New Article in National Review: “The Gridlock Clause”

November 12th, 2014

National Review has published an updated version of my essay from the September 8 edition, “The Gridlock Clause.” This article is based on my law review article, “Gridlock and Executive Power,” which I plan on submitting for the Spring Law Review cycle.

I revised the essay to include recent developments in the immigration debate, with a focus on DACA and whatever executive action the President has in mind. I try to place Congressional opposition to the President’s plans, and the pursuant gridlock, in terms of Youngstown, and how how it impacts the President’s executive powers. In short, the President’s prosecutorial discretion is at its “lowest ebb” when Congress openly opposes the policy which (arguably) requires statutory authorization.

Here is the introduction:

Since 2010, when the Democrats lost their majority in the House and their filibuster-proof majority in the Senate, President Obama’s ability to pursue legislative changes has ground to a halt. With the Republicans taking control of the Senate in January, we can expect to see many more headlines blaring that the “do-nothing Congress” has passed the fewest laws in decades. But that gridlock hasn’t halted the president’s plans to implement his policies. In fact, he claims it has strengthened his power to act alone — if Congress won’t act, he can, and will.

President Obama routinely cites Congress’s obstinacy regarding his agenda as justification for a series of executive actions that suspend, waive, and even rewrite statutes. His frustration is understandable, but his response is not justifiable. Brazenly maneuvering around the lawmaking function of Congress is an affront to the constitutional order.

Here are the new paragraphs I added concerning immigration, which views prosecutorial discretion along a spectrum of taking care that the laws are faithfully executed.

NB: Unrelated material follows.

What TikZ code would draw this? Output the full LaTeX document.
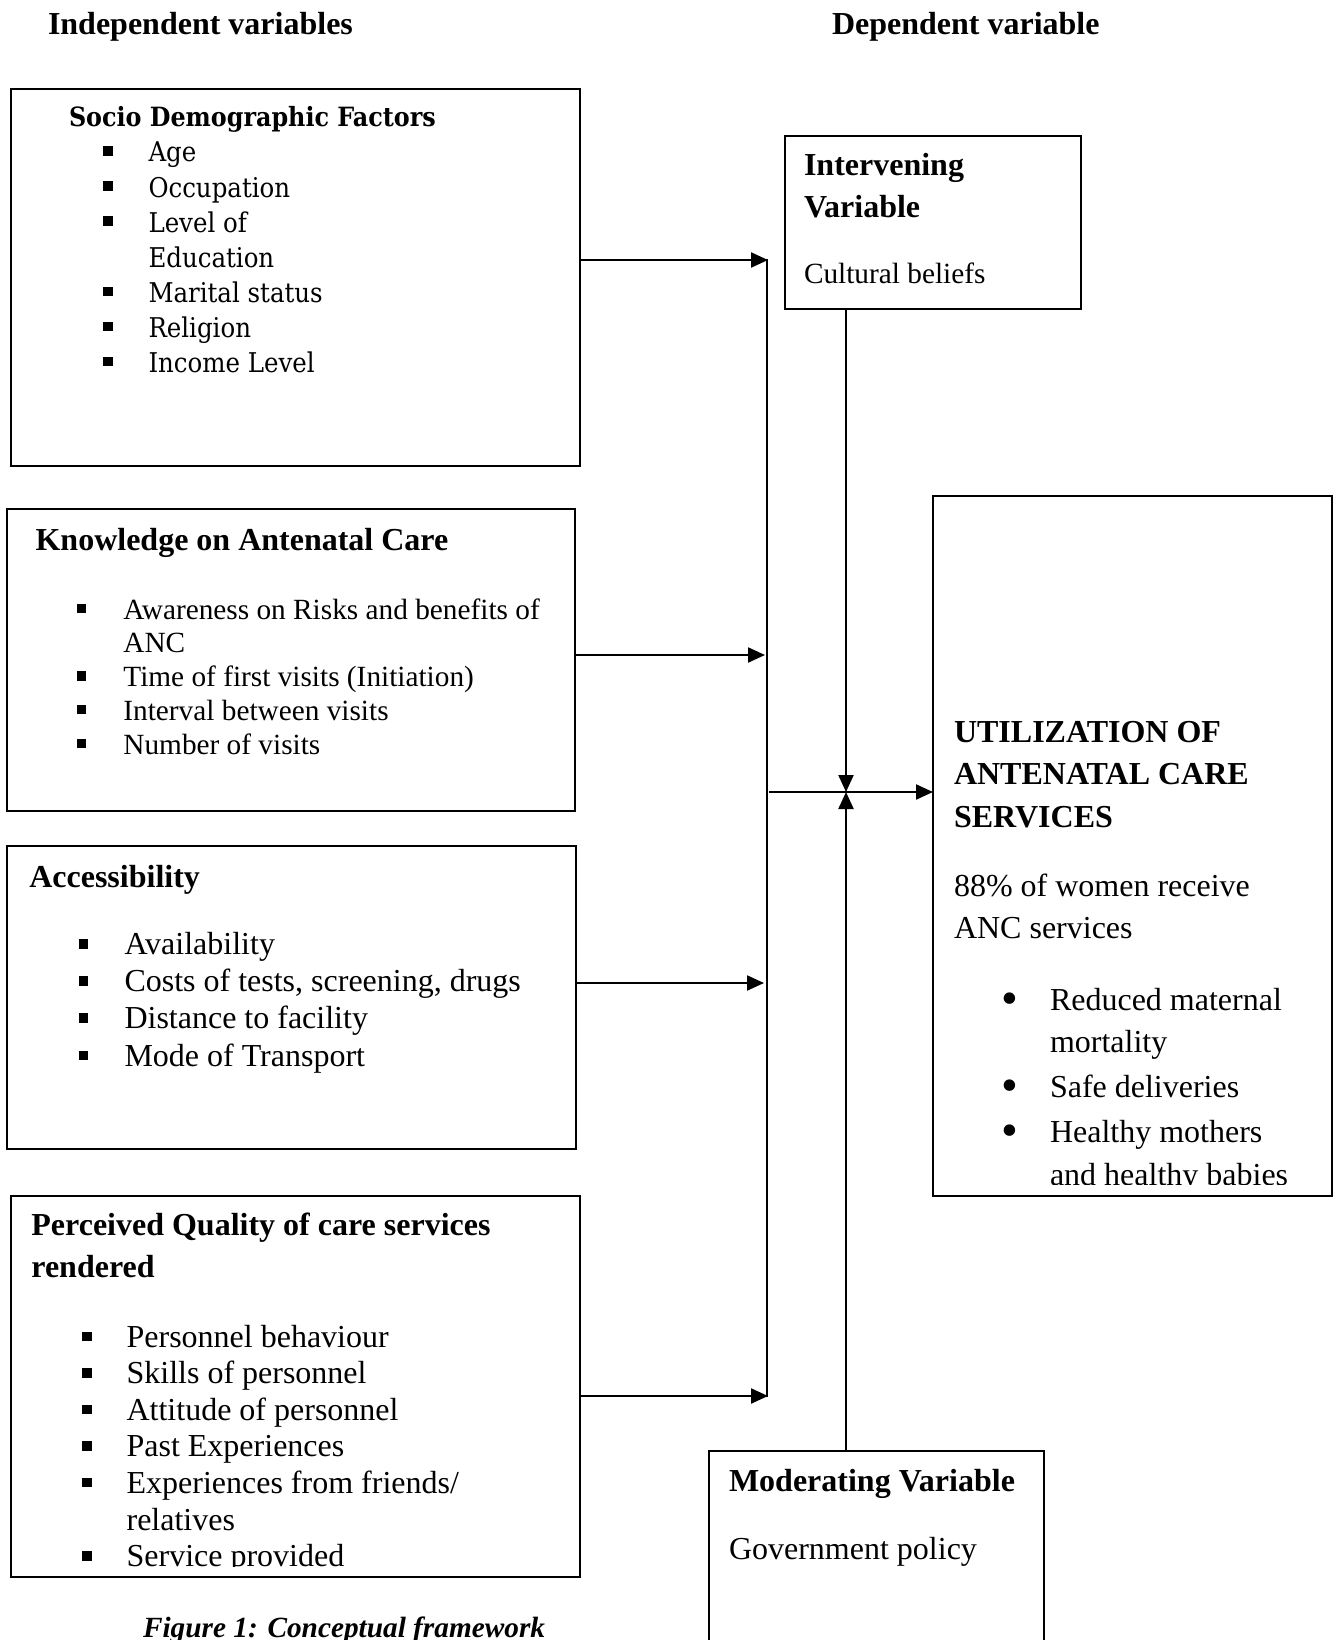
\documentclass[tikz,border=0pt]{standalone}
\usepackage{fontspec}
\setmainfont{Liberation Serif}
\newfontfamily\cambfont{DejaVu Serif Condensed}
\usetikzlibrary{arrows.meta}
\newcommand\sqb{\rule[6pt]{9.5pt}{9.5pt}}
\newcommand\rdb{\raisebox{-4.5pt}{\fontsize{48}{48}\selectfont\textbullet}}
\begin{document}
\begin{tikzpicture}[x=1pt,y=-1pt,
 box/.style={draw, line width=2pt, inner sep=0pt, outer sep=0pt, rectangle},
 txt/.style={anchor=base west, inner sep=0pt, outer sep=0pt},
 hd/.style={txt, font=\fontsize{32}{38}\selectfont\bfseries},
 bl/.style={txt, font=\fontsize{32}{38}\selectfont},
 bs/.style={txt, font=\fontsize{29.3}{34}\selectfont},
 cb/.style={txt, font=\fontsize{27.2}{32}\selectfont\cambfont},
 cbh/.style={txt, font=\fontsize{26.5}{32}\selectfont\cambfont\bfseries},
 figcap/.style={txt, font=\fontsize{29.3}{34}\selectfont\bfseries\itshape},
 conn/.style={line width=2.2pt},
 arr/.style={line width=2.2pt, -{Triangle[length=17pt,width=15pt]}},
]
\clip (0,0) rectangle (1341,1640);
\fill[white] (0,0) rectangle (1341,1640);

% headers
\node[hd] (hIndep) at (48,35) {Independent variables};
\node[hd] (hDep) at (832,35) {Dependent variable};

% boxes
\node[box, minimum width=569pt, minimum height=376.5pt] (socio) at (295,277.25) {};
\node[box, minimum width=567.7pt, minimum height=302pt] (know) at (291.15,660) {};
\node[box, minimum width=568.7pt, minimum height=302.5pt] (access) at (291.65,997.25) {};
\node[box, minimum width=569pt, minimum height=381.4pt] (perc) at (295,1386.3) {};
\node[box, minimum width=296pt, minimum height=172.6pt] (interv) at (932.5,222.3) {};
\node[box, minimum width=398.6pt, minimum height=700pt] (util) at (1132.3,846) {};
\node[box, minimum width=335pt, minimum height=249pt] (moder) at (876.5,1575.5) {};

% socio demographic
\node[cbh] (sT) at (69,127) {Socio Demographic Factors};
\node[txt] (sb1) at (103.3,162) {\sqb};
\node[cb] (s1) at (148.5,162) {Age};
\node[txt] (sb2) at (103.3,197) {\sqb};
\node[cb] (s2) at (148.5,197) {Occupation};
\node[txt] (sb3) at (103.3,232) {\sqb};
\node[cb] (s3) at (148.5,232) {Level of};
\node[cb] (s4) at (148.5,267) {Education};
\node[txt] (sb5) at (103.3,302) {\sqb};
\node[cb] (s5) at (148.5,302) {Marital status};
\node[txt] (sb6) at (103.3,337) {\sqb};
\node[cb] (s6) at (148.5,337) {Religion};
\node[txt] (sb7) at (103.3,372) {\sqb};
\node[cb] (s7) at (148.5,372) {Income Level};

% knowledge
\node[hd] (kT) at (35.6,550) {Knowledge on Antenatal Care};
\node[txt] (kb1) at (76.85,619) {\sqb};
\node[bs] (k1) at (123.4,619) {Awareness on Risks and benefits of};
\node[bs] (k2) at (123.4,652.75) {ANC};
\node[txt] (kb3) at (76.85,686.5) {\sqb};
\node[bs] (k3) at (123.4,686.5) {Time of first visits (Initiation)};
\node[txt] (kb4) at (76.85,720.25) {\sqb};
\node[bs] (k4) at (123.4,720.25) {Interval between visits};
\node[txt] (kb5) at (76.85,754) {\sqb};
\node[bs] (k5) at (123.4,754) {Number of visits};

% accessibility
\node[hd] (aT) at (29.3,887) {Accessibility};
\node[txt] (ab1) at (78.95,954.5) {\sqb};
\node[bl] (a1) at (124.5,954.5) {Availability};
\node[txt] (ab2) at (78.95,991.7) {\sqb};
\node[bl] (a2) at (124.5,991.7) {Costs of tests, screening, drugs};
\node[txt] (ab3) at (78.95,1028.9) {\sqb};
\node[bl] (a3) at (124.5,1028.9) {Distance to facility};
\node[txt] (ab4) at (78.95,1066.1) {\sqb};
\node[bl] (a4) at (124.5,1066.1) {Mode of Transport};

% perceived quality
\node[hd] (pT1) at (31.4,1235) {Perceived Quality of care services};
\node[hd] (pT2) at (31.4,1277) {rendered};
\begin{scope}
\clip (10,1190) rectangle (580,1566);
\node[txt] (pb1) at (82,1347) {\sqb};
\node[bl] (p1) at (126.6,1347) {Personnel behaviour};
\node[txt] (pb2) at (82,1383.6) {\sqb};
\node[bl] (p2) at (126.6,1383.6) {Skills of personnel};
\node[txt] (pb3) at (82,1420.2) {\sqb};
\node[bl] (p3) at (126.6,1420.2) {Attitude of personnel};
\node[txt] (pb4) at (82,1456.8) {\sqb};
\node[bl] (p4) at (126.6,1456.8) {Past Experiences};
\node[txt] (pb5) at (82,1493.4) {\sqb};
\node[bl] (p5) at (126.6,1493.4) {Experiences from friends/};
\node[bl] (p6) at (126.6,1530) {relatives};
\node[txt] (pb7) at (82,1566.6) {\sqb};
\node[bl] (p7) at (126.6,1566.6) {Service provided};
\end{scope}

% intervening
\node[hd] (iT1) at (804,176) {Intervening};
\node[hd] (iT2) at (804,218) {Variable};
\node[bs] (i1) at (804,283) {Cultural beliefs};

% utilization
\node[hd] (uT1) at (954,742.5) {UTILIZATION OF};
\node[hd] (uT2) at (954,784.5) {ANTENATAL CARE};
\node[hd] (uT3) at (954,827.5) {SERVICES};
\node[bl] (u1) at (954,896) {88\% of women receive};
\node[bl] (u2) at (954,938) {ANC services};
\begin{scope}
\clip (933,496) rectangle (1332,1184);
\node[bl] (ub1) at (1001,1010) {\rdb};
\node[bl] (u3) at (1050,1010) {Reduced maternal};
\node[bl] (u4) at (1050,1052) {mortality};
\node[bl] (ub2) at (1001,1097) {\rdb};
\node[bl] (u5) at (1050,1097) {Safe deliveries};
\node[bl] (ub3) at (1001,1142) {\rdb};
\node[bl] (u6) at (1050,1142) {Healthy mothers};
\node[bl] (u7) at (1050,1185) {and healthy babies};
\end{scope}

% moderating
\node[hd] (mT) at (729,1491) {Moderating Variable};
\node[bl] (m1) at (729,1559) {Government policy};

% caption
\node[figcap] (fig) at (143,1637) {Figure 1: Conceptual framework};

% connectors
\coordinate (t1) at (768,260);
\coordinate (t2) at (765,655);
\coordinate (t3) at (764,983);
\coordinate (t4) at (768,1396);
\coordinate (vtop) at (767,259);
\coordinate (vbot) at (767,1397);
\coordinate (h0) at (769,792);
\coordinate (jn) at (846,792);

\draw[arr] (socio.east |- t1) -- (t1);
\draw[arr] (know.east |- t2) -- (t2);
\draw[arr] (access.east |- t3) -- (t3);
\draw[arr] (perc.east |- t4) -- (t4);
\draw[conn] (vtop) -- (vbot);
\draw[arr] (h0) -- (util.west |- h0);
\draw[arr] (interv.south -| jn) -- (jn);
\draw[arr] (moder.north -| jn) -- (jn);
\end{tikzpicture}
\end{document}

Wide-ranging amnesty, in the absence of statutory authorization, would be an affront to that constitutional duty of the first order.

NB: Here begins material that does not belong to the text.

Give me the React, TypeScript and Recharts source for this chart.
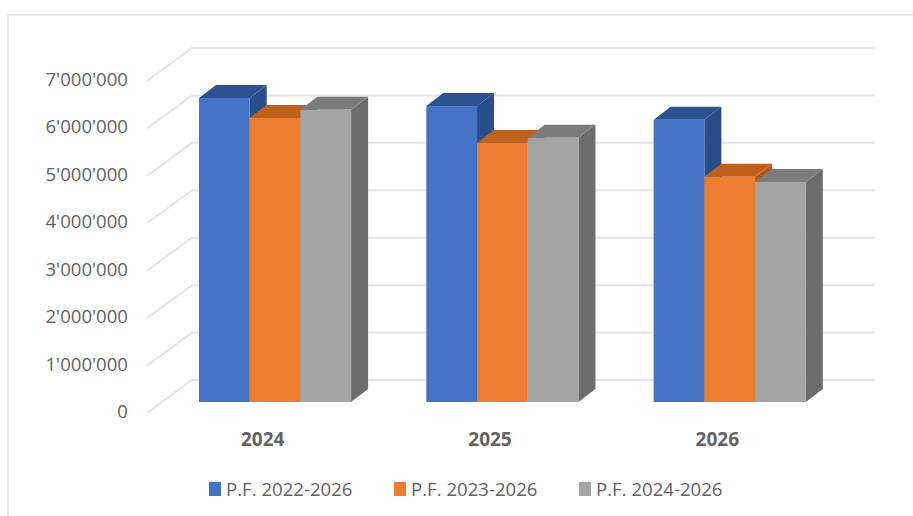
import { BarChart, Bar, XAxis, YAxis, CartesianGrid, Legend } from "recharts";

const years = ["2024", "2025", "2026"];
const pf2022 = [6410000, 6240000, 5950000];
const pf2023 = [5990000, 5460000, 4750000];
const pf2024 = [6160000, 5570000, 4640000];
const yTicks = [0, 1000000, 2000000, 3000000, 4000000, 5000000, 6000000, 7000000];

const chartData = years.map((year, i) => ({
  year,
  a: pf2022[i],
  b: pf2023[i],
  c: pf2024[i],
}));

const textColor = "#636363";
const fontFamily = "'Open Sans', sans-serif";
const DEPTH_X = 17;
const DEPTH_Y = 13;

const formatTick = (v: number) =>
  v.toString().replace(/\B(?=(\d{3})+(?!\d))/g, "'");

// fake 3d column: front + top + right side
function Box3D(props: any) {
  const { x, y, width, height, fill, topColor, sideColor } = props;
  const r = x + width;
  const b = y + height;
  return (
    <g>
      <polygon
        points={`${r},${y} ${r + DEPTH_X},${y - DEPTH_Y} ${r + DEPTH_X},${b - DEPTH_Y} ${r},${b}`}
        fill={sideColor}
      />
      <polygon
        points={`${x},${y} ${x + DEPTH_X},${y - DEPTH_Y} ${r + DEPTH_X},${y - DEPTH_Y} ${r},${y}`}
        fill={topColor}
      />
      <rect x={x} y={y} width={width} height={height} fill={fill} />
    </g>
  );
}

// gridline on the back wall with the diagonal running along the side wall
function WallLine(props: any) {
  const { x1, x2, y1 } = props;
  return (
    <path
      d={`M${x1 - 14},${y1 + 11} L${x1 + 31},${y1 - 22} L${x2 + 32},${y1 - 22}`}
      fill="none"
      stroke="#e4e4e4"
      strokeWidth={2}
    />
  );
}

function YTick(props: any) {
  const { x, y, payload } = props;
  return (
    <text x={x - 31} y={y + 16} textAnchor="end" fontSize={18.6} fontFamily={fontFamily} fill={textColor}>
      {formatTick(payload.value)}
    </text>
  );
}

function XTick(props: any) {
  const { x, y, payload } = props;
  return (
    <text x={x - 12} y={y + 42} textAnchor="middle" fontSize={19} fontWeight={700} fontFamily={fontFamily} fill={textColor}>
      {payload.value}
    </text>
  );
}

function LegendRow(props: any) {
  const { payload } = props;
  return (
    <div style={{ position: "relative", height: 26 }}>
      {(payload || []).map((entry: any, i: number) => (
        <div key={entry.value} style={{ position: "absolute", left: i * 185, top: 0, display: "flex", alignItems: "center", whiteSpace: "nowrap" }}>
          <span style={{ width: 12, height: 14, background: entry.color, display: "inline-block", marginRight: 5 }} />
          <span style={{ fontSize: 18.6, fontFamily, color: textColor }}>{entry.value}</span>
        </div>
      ))}
    </div>
  );
}

export default function App() {
  return (
    <div style={{ position: "absolute", left: 0, top: 0, width: 913, height: 516, overflow: "hidden", background: "#fff" }}>
      <div style={{ position: "absolute", left: 7, top: 14, right: 0, bottom: 0, borderLeft: "2px solid #e8e8e8", borderTop: "2px solid #e8e8e8" }} />
      <div style={{ position: "absolute", left: 0, top: 0 }}>
        <BarChart
          width={913}
          height={516}
          data={chartData}
          margin={{ top: 70, right: 70, left: 31, bottom: 0 }}
          barGap={0}
          barSize={50.7}
        >
          <CartesianGrid vertical={false} horizontal={(p: any) => <WallLine key={p.key ?? p.y1} {...p} />} />
          <XAxis dataKey="year" axisLine={false} tickLine={false} tickSize={0} height={60} tick={<XTick />} />
          <YAxis
            width={130}
            domain={[0, 7000000]}
            ticks={yTicks}
            axisLine={false}
            tickLine={false}
            tickSize={0}
            tick={<YTick />}
          />
          <Legend
            verticalAlign="bottom"
            height={54}
            content={<LegendRow />}
            wrapperStyle={{ left: 209, top: 476, width: 600 }}
          />
          <Bar dataKey="a" name="P.F. 2022-2026" fill="#4472c4" isAnimationActive={false} shape={<Box3D topColor="#2c5292" sideColor="#2a4e8c" />} />
          <Bar dataKey="b" name="P.F. 2023-2026" fill="#ed7d31" isAnimationActive={false} shape={<Box3D topColor="#bf601c" sideColor="#b3591a" />} />
          <Bar dataKey="c" name="P.F. 2024-2026" fill="#a5a5a5" isAnimationActive={false} shape={<Box3D topColor="#7c7c7c" sideColor="#6c6c6c" />} />
        </BarChart>
      </div>
    </div>
  );
}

The administration justified the policy as a reprioritization of immigration enforcement. But the scale of this “discretion,” in the absence of any antecedent legislation for the Dreamers, was unprecedented. There is nothing inherently unconstitutional about prosecutorial discretion; it is virtually impossible for the executive to prosecute all immigration offenses. Beyond logistical difficulties, Congress simply does not appropriate nearly enough funds to deport everyone who is here unlawfully. But there is a stark difference between prioritizing some deportations over others due to administrative concerns and choosing not to enforce the deportation power against a class as a means to adopt a policy that Congress opposed. Prosecutorial discretion exists along a continuum. DACA represented a quantum leap across the spectrum, as a million people whom Congress chose not to protect were protected from the immigration laws. While they were not granted formal amnesty, as a matter of policy, future presidents will be hard-pressed to tamper with their “temporary” status. …

Throughout the summer recess, rumors swirled that the president would grant legal status to many millions more, including relatives of the Dreamers. Ultimately — much to the chagrin of immigrant groups — the issue was not urgent enough to resolve before the election, as that would have put vulnerable Senate races in jeopardy. But now that the president is entering his final two years, with his party controlling neither house of Congress and no momentum for immigration reform, the circumstances are ripe for further unilateral executive action. Recent reports suggest the president will unveil his plan, whatever it is, in December.

If President Obama expands this non-enforcement to five, six, seven, or eight million immigrants, in the absence of enabling legislation and in the face of congressional opposition, it would stand as a repudiation of his oath to take care that the laws are faithfully executed. The chief executive may not frustrate the laws he dislikes simply by choosing not to enforce them — especially when Congress is on record opposing that change. While the vote on the DREAM Act was quite close, blanket amnesty would be a political non-starter. Here, in the words of Justice Robert H. Jackson in the landmark separation-of-powers case Youngstown Sheet & Tube Co. v. Sawyer, the president’s inherent powers are at their “lowest ebb.”

The article is currently leading the homepage of NationalReview.com.